# Picked up a funky LL accessory.



## philo426 (Mar 4, 2009)

I was in Hobby Lobby today to pick up some track and found a track -pack in the clearance section for $8.99.I was surprised when I opened the box when a AA battery dropped out.THen I found a wide section of track with a TYco '80s T-bird attached to it.It turns out it is a jam car accessory that represents a car spinning across the track!The box is ambiguous so it was a nice surprise! I hooked it up and I include a vid clip of it in operation.Pretty cool!(click the pic to view the clip).


----------



## 1976Cordoba (Sep 20, 2000)

That's the strangest slot car item I've ever seen (next to the Super III).

And please don't run that AFX Dodge Magnum into that spinning LL crap-wagon.


----------



## philo426 (Mar 4, 2009)

No I won't The magnum is very cool!


----------



## pshoe64 (Jun 10, 2008)

Here you go guys, a review of the set that came in.

Life-Like Freeway Showdown

-Paul


----------



## ParkRNDL (Mar 20, 2002)

Ahhh, interesting.

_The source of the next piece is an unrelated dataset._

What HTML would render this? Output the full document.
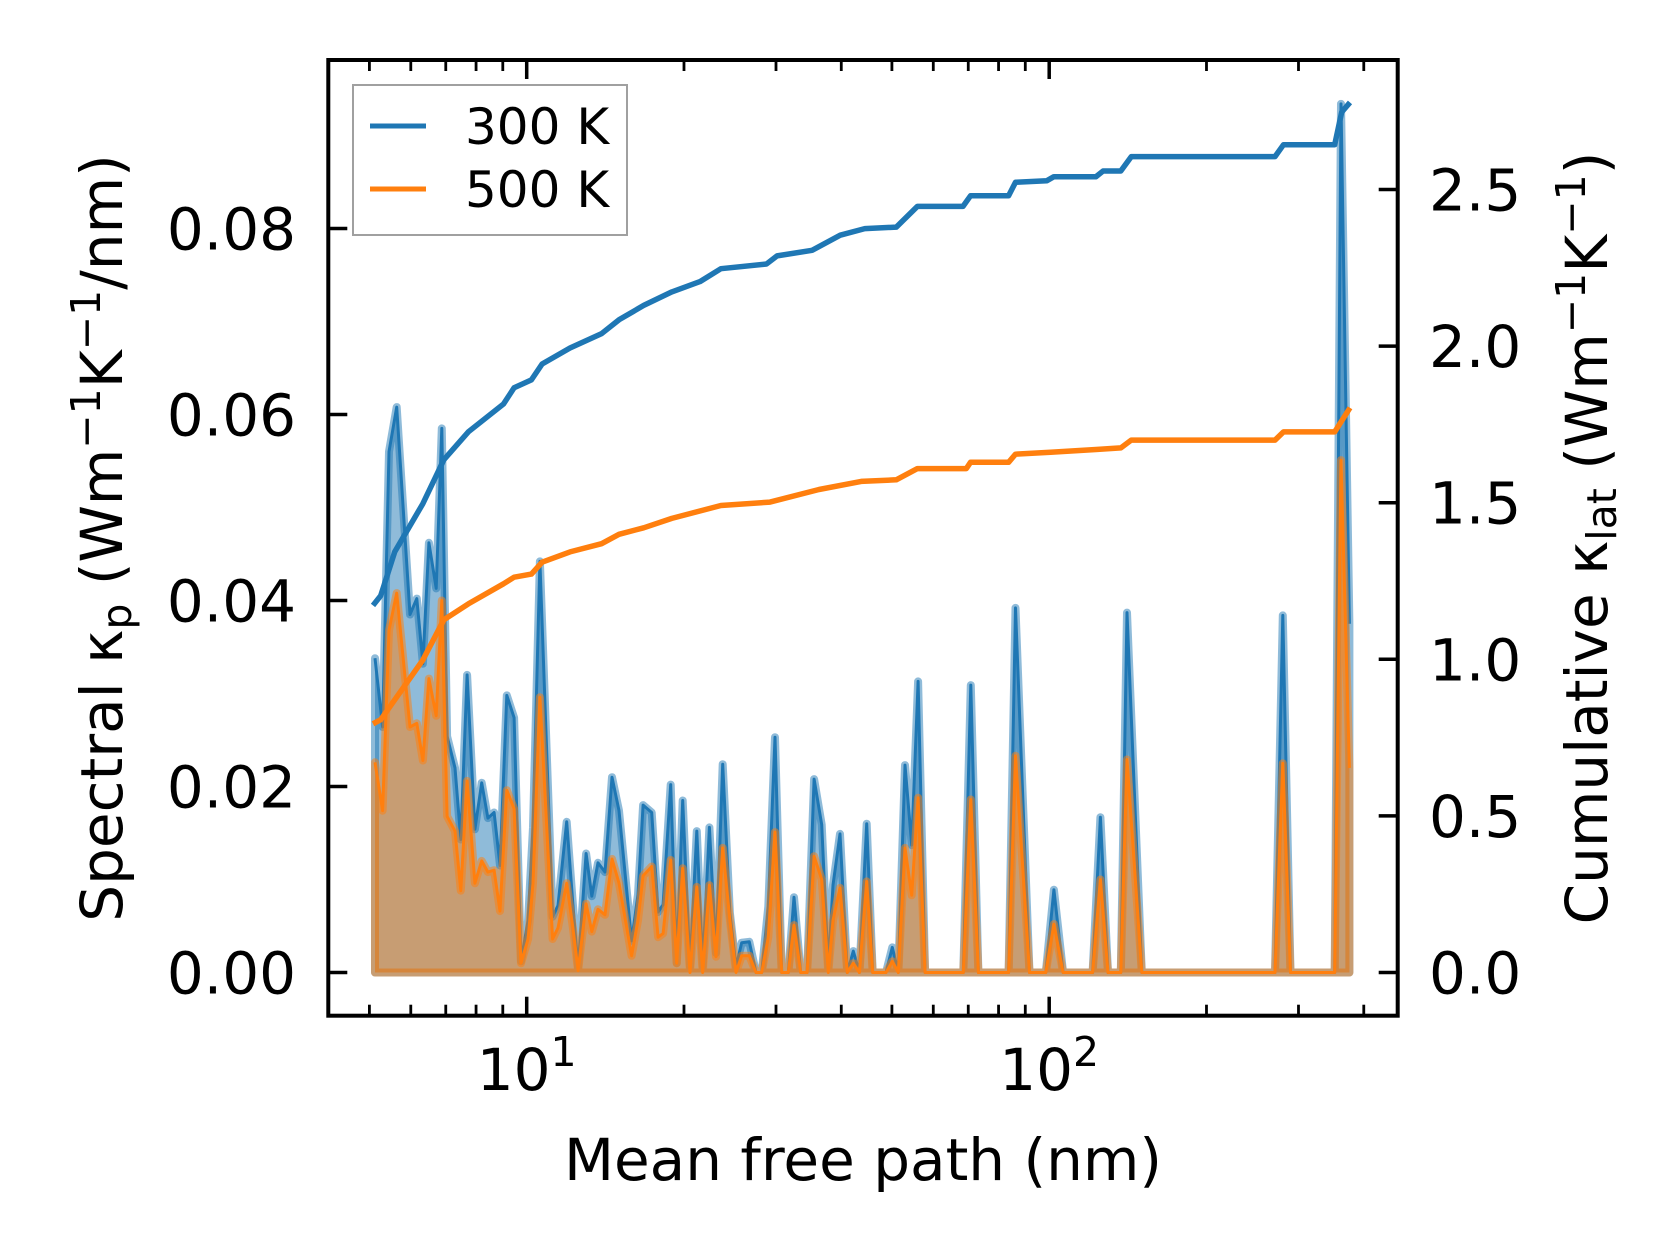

I picked up 3 LifeLike cars at a flea market a few years ago... two NASCARS that I don't remember what they were and a red Ford pickup with an odd dummy chassis that had a spinner and rod jammed in the middle of it. Never knew what it was till Grandcheapskate was kind enough to help me identify it; he mentioned this set/accessory. But I don't have the track piece, so I've never actually seen it in action till your video. Great stuff, thanks for posting! I guess the bottom of yours looks like this one?




























--rick


----------



## philo426 (Mar 4, 2009)

Yes it does !


----------



## carlosnseattle (May 12, 2009)

ParkRNDL said:


> Ahhh, interesting. I picked up 3 LifeLike cars at a flea market a few years ago... two NASCARS that I don't remember what they were and a red Ford pickup with an odd dummy chassis that had a spinner and rod jammed in the middle of it. Never knew what it was till Grandcheapskate was kind enough to help me identify it; he mentioned this set/accessory. But I don't have the track piece, so I've never actually seen it in action till your video. Great stuff, thanks for posting! I guess the bottom of yours looks like this one?
> 
> 
> 
> ...


Are you willing to sell that chassis piece that came with that truck? I have a spinout track set but it is missing that chassis piece that sticks into the track. I may even be willing to trade you for something.


----------



## ParkRNDL (Mar 20, 2002)

Hey Carlos, sending you a PM.

--rick


----------



## SplitPoster (May 16, 2006)

*wait just a minute...*

I always heard that railroad crossings were discouraged/discontinued way back when because some goodie two shoes (in the guv'mint?) thought it glamorized playing chicken with trains.... but now it's cool to nail a spinning police car. Well, at least it's not a train LMAO!

That has got to be the most unique slot accessory I can remember ever seeing! Not one to use with an original t jet, I suppose . I bet you could make a lot of tan goop material real quick!


----------



## philo426 (Mar 4, 2009)

Yeah and they do smack the jam car hard.I pull the battery because I wish to limit damage.


----------